_EXERCISE DETAILS_
Skip all pictures, then print the remaining material exactly.

_PROVIDED MATERIAL_

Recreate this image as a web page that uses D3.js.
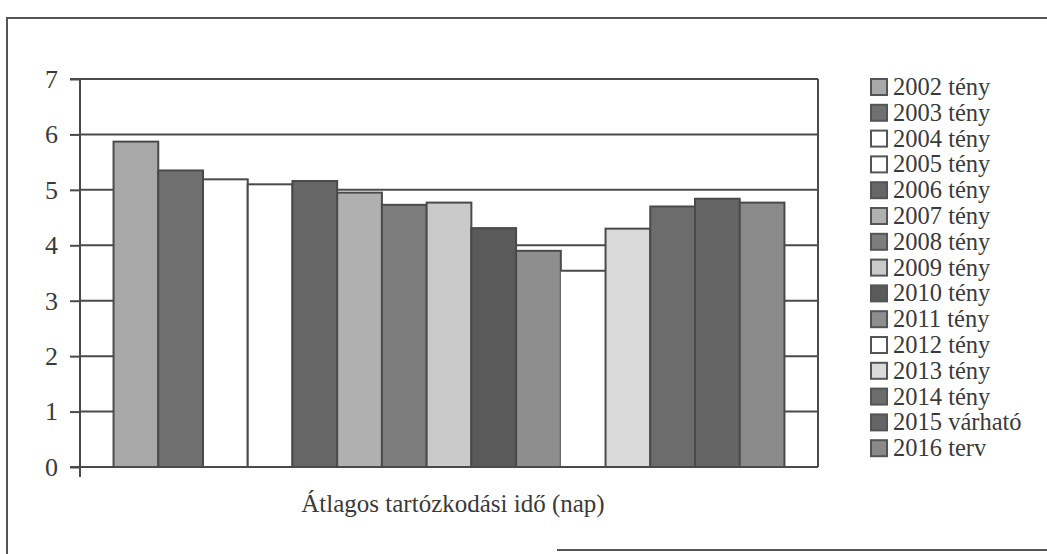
<!DOCTYPE html>
<html><head><meta charset="utf-8">
<script src="https://cdn.jsdelivr.net/npm/d3@7"></script>
<style>body{margin:0;background:#fff}svg{display:block}</style>
</head><body><svg id="c" width="1047" height="554"></svg>
<script>
const categories = ["Átlagos tartózkodási idő (nap)"];
const seriesNames = ["2002 tény","2003 tény","2004 tény","2005 tény","2006 tény","2007 tény","2008 tény","2009 tény","2010 tény","2011 tény","2012 tény","2013 tény","2014 tény","2015 várható","2016 terv"];
const values = [5.87,5.35,5.19,5.10,5.16,4.95,4.73,4.77,4.31,3.90,3.54,4.30,4.70,4.84,4.77];
const colors = ["#a8a8a8","#707070","#ffffff","#ffffff","#666666","#b0b0b0","#7d7d7d","#cacaca","#5a5a5a","#8e8e8e","#ffffff","#dadada","#6c6c6c","#656565","#8a8a8a"];
const yTicks = [0,1,2,3,4,5,6,7];

(function(){
const svg = d3.select("#c");
const pL = 80, pR = 818, pT = 79, pB = 467;
const y = d3.scaleLinear().domain([0,7]).range([pB, pT]);
const x0 = d3.scaleBand().domain(categories).range([pL, pR]).paddingOuter(0.05);
const x1 = d3.scaleBand().domain(seriesNames).range([x0(categories[0]), x0(categories[0]) + x0.bandwidth()]);
const ink = "#4a4a4a";
const txt = "#3a3a3a";

// outer border
svg.append("path").attr("d","M7,554 L7,18 L1047,18").attr("fill","none").attr("stroke","#555").attr("stroke-width",2);
svg.append("line").attr("x1",557).attr("x2",1047).attr("y1",550).attr("y2",550).attr("stroke","#555").attr("stroke-width",2);

// gridlines
svg.append("g").selectAll("line").data(yTicks.filter(d=>d>0)).join("line")
  .attr("x1",pL).attr("x2",pR).attr("y1",d=>y(d)).attr("y2",d=>y(d))
  .attr("stroke",ink).attr("stroke-width",2);
// right border
svg.append("line").attr("x1",pR).attr("x2",pR).attr("y1",pT).attr("y2",pB).attr("stroke",ink).attr("stroke-width",2);

// bars
svg.append("g").selectAll("rect").data(seriesNames).join("rect")
  .attr("x",d=>x1(d)).attr("width",x1.bandwidth())
  .attr("y",(d,i)=>y(values[i])).attr("height",(d,i)=>pB - y(values[i]))
  .attr("fill",(d,i)=>colors[i]).attr("stroke",ink).attr("stroke-width",2)
  .attr("stroke-dasharray",(d,i)=> d==="2012 tény" ? `${x1.bandwidth()},100000` : null);

// y axis
const ya = svg.append("g").attr("transform",`translate(${pL},0)`)
  .call(d3.axisLeft(y).tickValues(yTicks).tickFormat(d3.format("d")).tickSize(10).tickPadding(12));
ya.select(".domain").attr("stroke",ink).attr("stroke-width",2).attr("d",`M-10,${pB}H0V${pT}H-10`);
ya.selectAll(".tick line").attr("stroke",ink).attr("stroke-width",2);
ya.selectAll(".tick text").attr("font-family","Liberation Serif").attr("font-size",26).attr("fill",txt);
// bottom axis line
svg.append("line").attr("x1",pL-10).attr("x2",pR).attr("y1",pB).attr("y2",pB).attr("stroke",ink).attr("stroke-width",2);
svg.append("line").attr("x1",pL).attr("x2",pL).attr("y1",pB).attr("y2",pB+10).attr("stroke",ink).attr("stroke-width",2);

// category label
svg.append("text").attr("x",453).attr("y",512)
  .attr("text-anchor","middle").attr("font-family","Liberation Serif").attr("font-size",25).attr("fill",txt)
  .text(categories[0]);

// legend
const lg = svg.append("g").attr("transform","translate(871,87)");
const row = lg.selectAll("g").data(seriesNames).join("g").attr("transform",(d,i)=>`translate(0,${i*25.8})`);
row.append("rect").attr("x",0).attr("y",-8).attr("width",16).attr("height",16)
  .attr("fill",(d,i)=>colors[i]).attr("stroke","#555").attr("stroke-width",2);
row.append("text").attr("x",22).attr("y",8).attr("font-family","Liberation Serif").attr("font-size",24.5).attr("fill",txt)
  .text(d=>d);
})();
</script></body></html>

_ANSWER TO THE TASK_
Recreate this image as a web page that uses D3.js.
<!DOCTYPE html>
<html><head><meta charset="utf-8">
<script src="https://cdn.jsdelivr.net/npm/d3@7"></script>
<style>body{margin:0;background:#fff}svg{display:block}</style>
</head><body><svg id="c" width="1047" height="554"></svg>
<script>
const categories = ["Átlagos tartózkodási idő (nap)"];
const seriesNames = ["2002 tény","2003 tény","2004 tény","2005 tény","2006 tény","2007 tény","2008 tény","2009 tény","2010 tény","2011 tény","2012 tény","2013 tény","2014 tény","2015 várható","2016 terv"];
const values = [5.87,5.35,5.19,5.10,5.16,4.95,4.73,4.77,4.31,3.90,3.54,4.30,4.70,4.84,4.77];
const colors = ["#a8a8a8","#707070","#ffffff","#ffffff","#666666","#b0b0b0","#7d7d7d","#cacaca","#5a5a5a","#8e8e8e","#ffffff","#dadada","#6c6c6c","#656565","#8a8a8a"];
const yTicks = [0,1,2,3,4,5,6,7];

(function(){
const svg = d3.select("#c");
const pL = 80, pR = 818, pT = 79, pB = 467;
const y = d3.scaleLinear().domain([0,7]).range([pB, pT]);
const x0 = d3.scaleBand().domain(categories).range([pL, pR]).paddingOuter(0.05);
const x1 = d3.scaleBand().domain(seriesNames).range([x0(categories[0]), x0(categories[0]) + x0.bandwidth()]);
const ink = "#4a4a4a";
const txt = "#3a3a3a";

// outer border
svg.append("path").attr("d","M7,554 L7,18 L1047,18").attr("fill","none").attr("stroke","#555").attr("stroke-width",2);
svg.append("line").attr("x1",557).attr("x2",1047).attr("y1",550).attr("y2",550).attr("stroke","#555").attr("stroke-width",2);

// gridlines
svg.append("g").selectAll("line").data(yTicks.filter(d=>d>0)).join("line")
  .attr("x1",pL).attr("x2",pR).attr("y1",d=>y(d)).attr("y2",d=>y(d))
  .attr("stroke",ink).attr("stroke-width",2);
// right border
svg.append("line").attr("x1",pR).attr("x2",pR).attr("y1",pT).attr("y2",pB).attr("stroke",ink).attr("stroke-width",2);

// bars
svg.append("g").selectAll("rect").data(seriesNames).join("rect")
  .attr("x",d=>x1(d)).attr("width",x1.bandwidth())
  .attr("y",(d,i)=>y(values[i])).attr("height",(d,i)=>pB - y(values[i]))
  .attr("fill",(d,i)=>colors[i]).attr("stroke",ink).attr("stroke-width",2)
  .attr("stroke-dasharray",(d,i)=> d==="2012 tény" ? `${x1.bandwidth()},100000` : null);

// y axis
const ya = svg.append("g").attr("transform",`translate(${pL},0)`)
  .call(d3.axisLeft(y).tickValues(yTicks).tickFormat(d3.format("d")).tickSize(10).tickPadding(12));
ya.select(".domain").attr("stroke",ink).attr("stroke-width",2).attr("d",`M-10,${pB}H0V${pT}H-10`);
ya.selectAll(".tick line").attr("stroke",ink).attr("stroke-width",2);
ya.selectAll(".tick text").attr("font-family","Liberation Serif").attr("font-size",26).attr("fill",txt);
// bottom axis line
svg.append("line").attr("x1",pL-10).attr("x2",pR).attr("y1",pB).attr("y2",pB).attr("stroke",ink).attr("stroke-width",2);
svg.append("line").attr("x1",pL).attr("x2",pL).attr("y1",pB).attr("y2",pB+10).attr("stroke",ink).attr("stroke-width",2);

// category label
svg.append("text").attr("x",453).attr("y",512)
  .attr("text-anchor","middle").attr("font-family","Liberation Serif").attr("font-size",25).attr("fill",txt)
  .text(categories[0]);

// legend
const lg = svg.append("g").attr("transform","translate(871,87)");
const row = lg.selectAll("g").data(seriesNames).join("g").attr("transform",(d,i)=>`translate(0,${i*25.8})`);
row.append("rect").attr("x",0).attr("y",-8).attr("width",16).attr("height",16)
  .attr("fill",(d,i)=>colors[i]).attr("stroke","#555").attr("stroke-width",2);
row.append("text").attr("x",22).attr("y",8).attr("font-family","Liberation Serif").attr("font-size",24.5).attr("fill",txt)
  .text(d=>d);
})();
</script></body></html>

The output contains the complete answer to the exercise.